* Start Information provided *

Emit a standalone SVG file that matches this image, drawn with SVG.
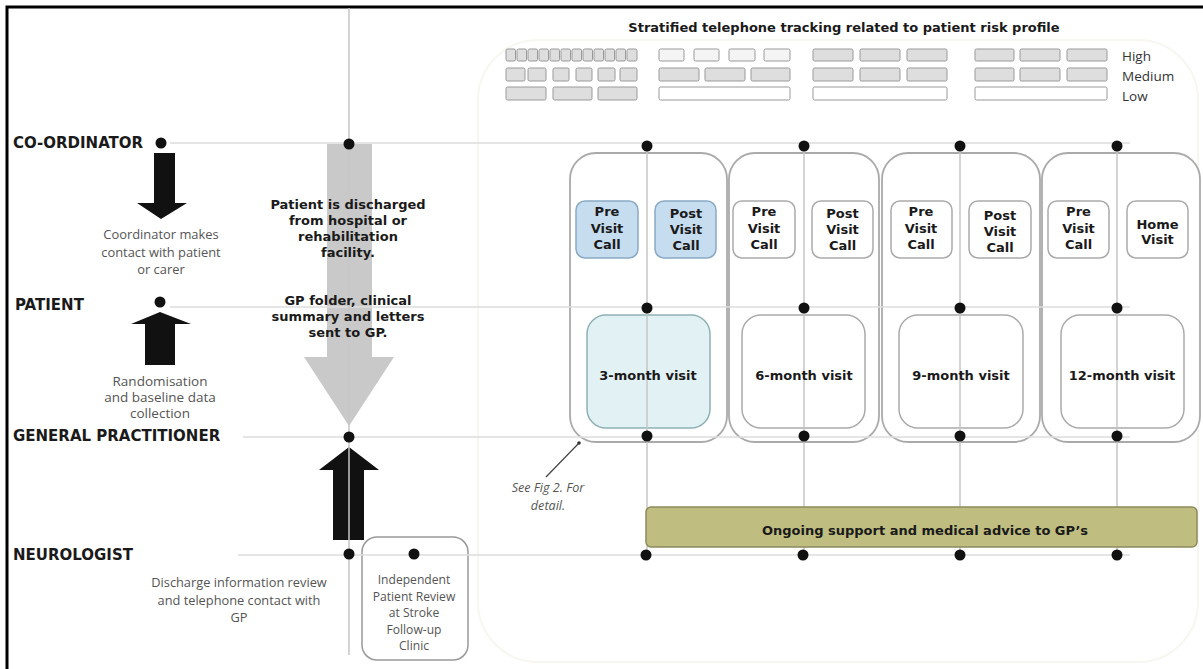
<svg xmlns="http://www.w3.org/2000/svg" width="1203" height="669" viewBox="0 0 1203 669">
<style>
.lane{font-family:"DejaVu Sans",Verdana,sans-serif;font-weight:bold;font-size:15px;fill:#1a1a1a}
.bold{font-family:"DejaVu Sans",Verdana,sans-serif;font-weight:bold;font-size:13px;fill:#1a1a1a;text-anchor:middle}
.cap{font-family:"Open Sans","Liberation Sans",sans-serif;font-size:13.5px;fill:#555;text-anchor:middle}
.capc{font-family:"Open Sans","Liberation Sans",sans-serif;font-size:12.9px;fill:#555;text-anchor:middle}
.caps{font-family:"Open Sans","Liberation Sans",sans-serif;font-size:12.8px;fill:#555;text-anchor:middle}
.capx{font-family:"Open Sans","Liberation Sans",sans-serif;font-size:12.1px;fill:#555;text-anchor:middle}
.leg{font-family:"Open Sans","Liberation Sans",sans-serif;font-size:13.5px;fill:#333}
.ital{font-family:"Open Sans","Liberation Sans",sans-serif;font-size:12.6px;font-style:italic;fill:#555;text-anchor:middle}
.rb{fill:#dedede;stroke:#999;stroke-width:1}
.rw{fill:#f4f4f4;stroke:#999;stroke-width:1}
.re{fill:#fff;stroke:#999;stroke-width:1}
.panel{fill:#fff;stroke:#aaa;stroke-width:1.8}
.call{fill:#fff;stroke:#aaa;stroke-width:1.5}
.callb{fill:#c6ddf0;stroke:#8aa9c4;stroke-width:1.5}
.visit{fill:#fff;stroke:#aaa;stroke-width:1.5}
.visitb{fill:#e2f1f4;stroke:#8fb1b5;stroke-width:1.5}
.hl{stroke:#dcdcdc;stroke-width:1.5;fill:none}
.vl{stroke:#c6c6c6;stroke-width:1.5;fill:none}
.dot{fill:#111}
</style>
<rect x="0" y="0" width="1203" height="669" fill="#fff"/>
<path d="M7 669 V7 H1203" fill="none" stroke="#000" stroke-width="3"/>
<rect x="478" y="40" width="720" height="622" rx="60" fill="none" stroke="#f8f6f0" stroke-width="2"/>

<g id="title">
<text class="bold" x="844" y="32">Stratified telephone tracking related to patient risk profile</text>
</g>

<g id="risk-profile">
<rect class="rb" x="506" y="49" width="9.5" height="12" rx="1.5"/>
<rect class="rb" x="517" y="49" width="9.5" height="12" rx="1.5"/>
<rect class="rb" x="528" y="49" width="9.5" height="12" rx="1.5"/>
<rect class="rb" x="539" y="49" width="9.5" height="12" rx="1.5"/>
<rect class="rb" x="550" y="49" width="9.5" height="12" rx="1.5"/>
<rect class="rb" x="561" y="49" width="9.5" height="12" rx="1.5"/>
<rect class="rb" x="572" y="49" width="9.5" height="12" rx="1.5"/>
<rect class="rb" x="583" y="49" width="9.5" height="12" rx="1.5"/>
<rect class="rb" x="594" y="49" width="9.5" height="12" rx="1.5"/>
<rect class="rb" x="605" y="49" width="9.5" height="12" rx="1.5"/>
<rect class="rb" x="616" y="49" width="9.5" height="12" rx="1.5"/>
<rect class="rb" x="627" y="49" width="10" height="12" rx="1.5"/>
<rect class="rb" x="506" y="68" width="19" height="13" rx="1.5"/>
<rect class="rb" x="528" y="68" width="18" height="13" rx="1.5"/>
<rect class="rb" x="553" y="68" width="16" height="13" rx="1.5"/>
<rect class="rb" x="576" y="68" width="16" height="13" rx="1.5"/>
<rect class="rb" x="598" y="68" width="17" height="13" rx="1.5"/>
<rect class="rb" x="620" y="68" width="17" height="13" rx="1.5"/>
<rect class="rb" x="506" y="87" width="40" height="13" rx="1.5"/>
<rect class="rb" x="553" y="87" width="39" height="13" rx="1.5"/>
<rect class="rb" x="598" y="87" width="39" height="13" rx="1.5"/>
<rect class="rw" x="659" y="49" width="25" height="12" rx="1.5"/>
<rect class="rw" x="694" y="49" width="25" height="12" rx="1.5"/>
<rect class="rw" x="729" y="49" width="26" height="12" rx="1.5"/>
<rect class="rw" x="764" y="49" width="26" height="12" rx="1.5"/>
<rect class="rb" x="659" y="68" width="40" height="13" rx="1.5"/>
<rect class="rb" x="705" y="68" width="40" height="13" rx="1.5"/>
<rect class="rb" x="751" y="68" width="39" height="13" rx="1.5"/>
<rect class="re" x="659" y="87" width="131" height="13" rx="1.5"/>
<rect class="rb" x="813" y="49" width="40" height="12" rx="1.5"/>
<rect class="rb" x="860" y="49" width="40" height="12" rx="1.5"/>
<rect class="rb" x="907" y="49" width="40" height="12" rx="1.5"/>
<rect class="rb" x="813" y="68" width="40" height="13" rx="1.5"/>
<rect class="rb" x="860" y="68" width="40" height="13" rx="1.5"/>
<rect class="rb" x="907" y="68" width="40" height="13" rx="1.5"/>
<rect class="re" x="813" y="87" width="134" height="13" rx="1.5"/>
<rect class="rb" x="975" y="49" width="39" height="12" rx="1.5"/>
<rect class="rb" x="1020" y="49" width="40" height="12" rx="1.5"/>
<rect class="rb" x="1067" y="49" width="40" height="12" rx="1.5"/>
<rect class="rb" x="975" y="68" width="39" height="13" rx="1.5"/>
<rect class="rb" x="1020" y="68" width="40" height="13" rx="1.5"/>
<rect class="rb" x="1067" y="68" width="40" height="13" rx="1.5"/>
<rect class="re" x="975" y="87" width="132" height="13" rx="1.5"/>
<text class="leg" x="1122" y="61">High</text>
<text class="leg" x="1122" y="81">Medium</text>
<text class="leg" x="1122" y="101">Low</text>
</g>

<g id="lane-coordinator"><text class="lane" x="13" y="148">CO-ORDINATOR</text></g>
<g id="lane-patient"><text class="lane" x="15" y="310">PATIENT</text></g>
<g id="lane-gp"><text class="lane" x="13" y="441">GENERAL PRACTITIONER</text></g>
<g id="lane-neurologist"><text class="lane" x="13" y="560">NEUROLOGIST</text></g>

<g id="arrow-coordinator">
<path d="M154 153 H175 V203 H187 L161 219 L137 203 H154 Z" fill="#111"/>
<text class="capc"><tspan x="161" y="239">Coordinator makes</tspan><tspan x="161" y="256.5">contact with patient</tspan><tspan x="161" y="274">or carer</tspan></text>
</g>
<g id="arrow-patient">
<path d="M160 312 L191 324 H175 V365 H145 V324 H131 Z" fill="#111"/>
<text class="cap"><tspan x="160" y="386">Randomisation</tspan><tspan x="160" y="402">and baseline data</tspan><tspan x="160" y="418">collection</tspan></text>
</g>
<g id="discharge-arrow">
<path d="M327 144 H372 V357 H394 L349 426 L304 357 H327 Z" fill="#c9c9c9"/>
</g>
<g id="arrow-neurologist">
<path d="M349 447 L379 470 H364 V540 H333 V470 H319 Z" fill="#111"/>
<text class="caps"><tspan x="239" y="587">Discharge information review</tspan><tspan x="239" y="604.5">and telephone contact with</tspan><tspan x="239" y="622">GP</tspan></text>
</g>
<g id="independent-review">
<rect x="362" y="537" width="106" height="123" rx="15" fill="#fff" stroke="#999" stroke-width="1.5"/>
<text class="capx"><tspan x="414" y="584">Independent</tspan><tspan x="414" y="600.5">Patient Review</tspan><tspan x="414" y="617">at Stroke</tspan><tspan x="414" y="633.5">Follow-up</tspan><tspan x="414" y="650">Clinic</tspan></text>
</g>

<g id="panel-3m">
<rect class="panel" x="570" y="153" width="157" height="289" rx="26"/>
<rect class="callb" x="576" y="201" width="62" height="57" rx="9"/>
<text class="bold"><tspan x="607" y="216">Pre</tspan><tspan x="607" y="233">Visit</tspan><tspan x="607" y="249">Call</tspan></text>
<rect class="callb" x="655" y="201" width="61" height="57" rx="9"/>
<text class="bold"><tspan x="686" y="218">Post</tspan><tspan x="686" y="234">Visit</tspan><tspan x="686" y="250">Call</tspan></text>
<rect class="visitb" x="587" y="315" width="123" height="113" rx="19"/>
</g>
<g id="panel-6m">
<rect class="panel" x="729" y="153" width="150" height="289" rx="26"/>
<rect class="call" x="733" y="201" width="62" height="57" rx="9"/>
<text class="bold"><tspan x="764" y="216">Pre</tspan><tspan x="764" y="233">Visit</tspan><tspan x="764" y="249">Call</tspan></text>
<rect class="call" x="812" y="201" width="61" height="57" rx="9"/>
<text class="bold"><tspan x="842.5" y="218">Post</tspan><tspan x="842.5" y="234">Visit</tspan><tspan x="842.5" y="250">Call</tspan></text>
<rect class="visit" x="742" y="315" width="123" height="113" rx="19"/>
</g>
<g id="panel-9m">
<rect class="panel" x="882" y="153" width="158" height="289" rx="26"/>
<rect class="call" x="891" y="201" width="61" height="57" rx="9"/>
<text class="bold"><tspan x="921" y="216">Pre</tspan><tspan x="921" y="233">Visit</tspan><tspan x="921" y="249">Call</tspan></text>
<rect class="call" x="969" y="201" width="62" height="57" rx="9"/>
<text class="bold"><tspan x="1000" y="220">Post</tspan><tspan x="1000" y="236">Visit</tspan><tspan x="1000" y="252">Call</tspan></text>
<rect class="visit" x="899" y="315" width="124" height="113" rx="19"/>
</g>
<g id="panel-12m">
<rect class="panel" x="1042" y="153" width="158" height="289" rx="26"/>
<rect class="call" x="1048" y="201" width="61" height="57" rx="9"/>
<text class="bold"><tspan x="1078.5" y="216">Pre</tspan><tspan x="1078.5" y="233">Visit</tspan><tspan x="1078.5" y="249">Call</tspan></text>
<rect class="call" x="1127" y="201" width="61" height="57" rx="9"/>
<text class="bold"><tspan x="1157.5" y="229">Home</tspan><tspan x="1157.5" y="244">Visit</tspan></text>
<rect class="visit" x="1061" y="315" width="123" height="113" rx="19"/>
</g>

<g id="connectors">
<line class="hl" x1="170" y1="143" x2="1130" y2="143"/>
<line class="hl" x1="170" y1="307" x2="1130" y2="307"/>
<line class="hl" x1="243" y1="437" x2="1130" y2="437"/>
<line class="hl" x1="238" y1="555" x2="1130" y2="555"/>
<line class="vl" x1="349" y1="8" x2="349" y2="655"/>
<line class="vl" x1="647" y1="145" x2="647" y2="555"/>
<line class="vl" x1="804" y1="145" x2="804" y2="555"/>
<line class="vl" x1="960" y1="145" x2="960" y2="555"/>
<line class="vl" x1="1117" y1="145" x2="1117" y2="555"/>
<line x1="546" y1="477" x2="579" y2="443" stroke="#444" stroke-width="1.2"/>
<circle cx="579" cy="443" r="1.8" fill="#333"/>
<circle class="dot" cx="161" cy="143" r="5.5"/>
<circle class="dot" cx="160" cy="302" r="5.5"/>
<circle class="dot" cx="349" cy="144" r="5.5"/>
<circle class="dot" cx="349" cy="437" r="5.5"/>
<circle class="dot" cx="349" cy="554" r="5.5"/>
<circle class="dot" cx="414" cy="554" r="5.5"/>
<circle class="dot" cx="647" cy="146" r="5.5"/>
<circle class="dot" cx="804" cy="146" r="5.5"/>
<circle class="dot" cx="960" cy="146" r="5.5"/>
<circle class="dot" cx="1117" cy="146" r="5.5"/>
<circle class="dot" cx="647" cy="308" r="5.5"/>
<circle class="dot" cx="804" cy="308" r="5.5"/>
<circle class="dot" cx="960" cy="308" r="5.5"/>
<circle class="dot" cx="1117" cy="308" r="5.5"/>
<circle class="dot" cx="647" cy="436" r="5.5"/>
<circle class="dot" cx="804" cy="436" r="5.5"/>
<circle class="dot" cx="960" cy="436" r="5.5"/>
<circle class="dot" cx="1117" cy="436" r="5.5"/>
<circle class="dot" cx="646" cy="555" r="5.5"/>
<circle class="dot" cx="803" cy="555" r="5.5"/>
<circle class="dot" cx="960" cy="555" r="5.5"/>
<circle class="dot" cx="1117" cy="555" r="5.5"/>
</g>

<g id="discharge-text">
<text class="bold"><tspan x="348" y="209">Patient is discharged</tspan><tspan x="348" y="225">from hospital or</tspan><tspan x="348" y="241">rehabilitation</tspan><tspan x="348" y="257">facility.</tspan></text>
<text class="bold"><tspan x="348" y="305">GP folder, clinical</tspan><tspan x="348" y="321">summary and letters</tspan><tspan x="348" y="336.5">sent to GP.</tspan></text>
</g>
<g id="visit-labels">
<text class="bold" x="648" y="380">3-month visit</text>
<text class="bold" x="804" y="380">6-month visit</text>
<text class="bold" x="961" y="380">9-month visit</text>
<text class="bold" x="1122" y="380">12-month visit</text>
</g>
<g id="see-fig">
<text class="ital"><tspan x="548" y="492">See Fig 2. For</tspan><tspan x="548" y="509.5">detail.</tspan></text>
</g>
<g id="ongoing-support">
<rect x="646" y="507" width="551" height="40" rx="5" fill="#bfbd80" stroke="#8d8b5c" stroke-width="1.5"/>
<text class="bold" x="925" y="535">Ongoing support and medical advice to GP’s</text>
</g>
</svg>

* End Information provided *

-- Stated exercise --
Extract each line from the listing that holds the word "with".

-- Correct output --
Emit a standalone SVG file that matches this image, drawn with SVG.
<text class="capc"><tspan x="161" y="239">Coordinator makes</tspan><tspan x="161" y="256.5">contact with patient</tspan><tspan x="161" y="274">or carer</tspan></text>
<text class="caps"><tspan x="239" y="587">Discharge information review</tspan><tspan x="239" y="604.5">and telephone contact with</tspan><tspan x="239" y="622">GP</tspan></text>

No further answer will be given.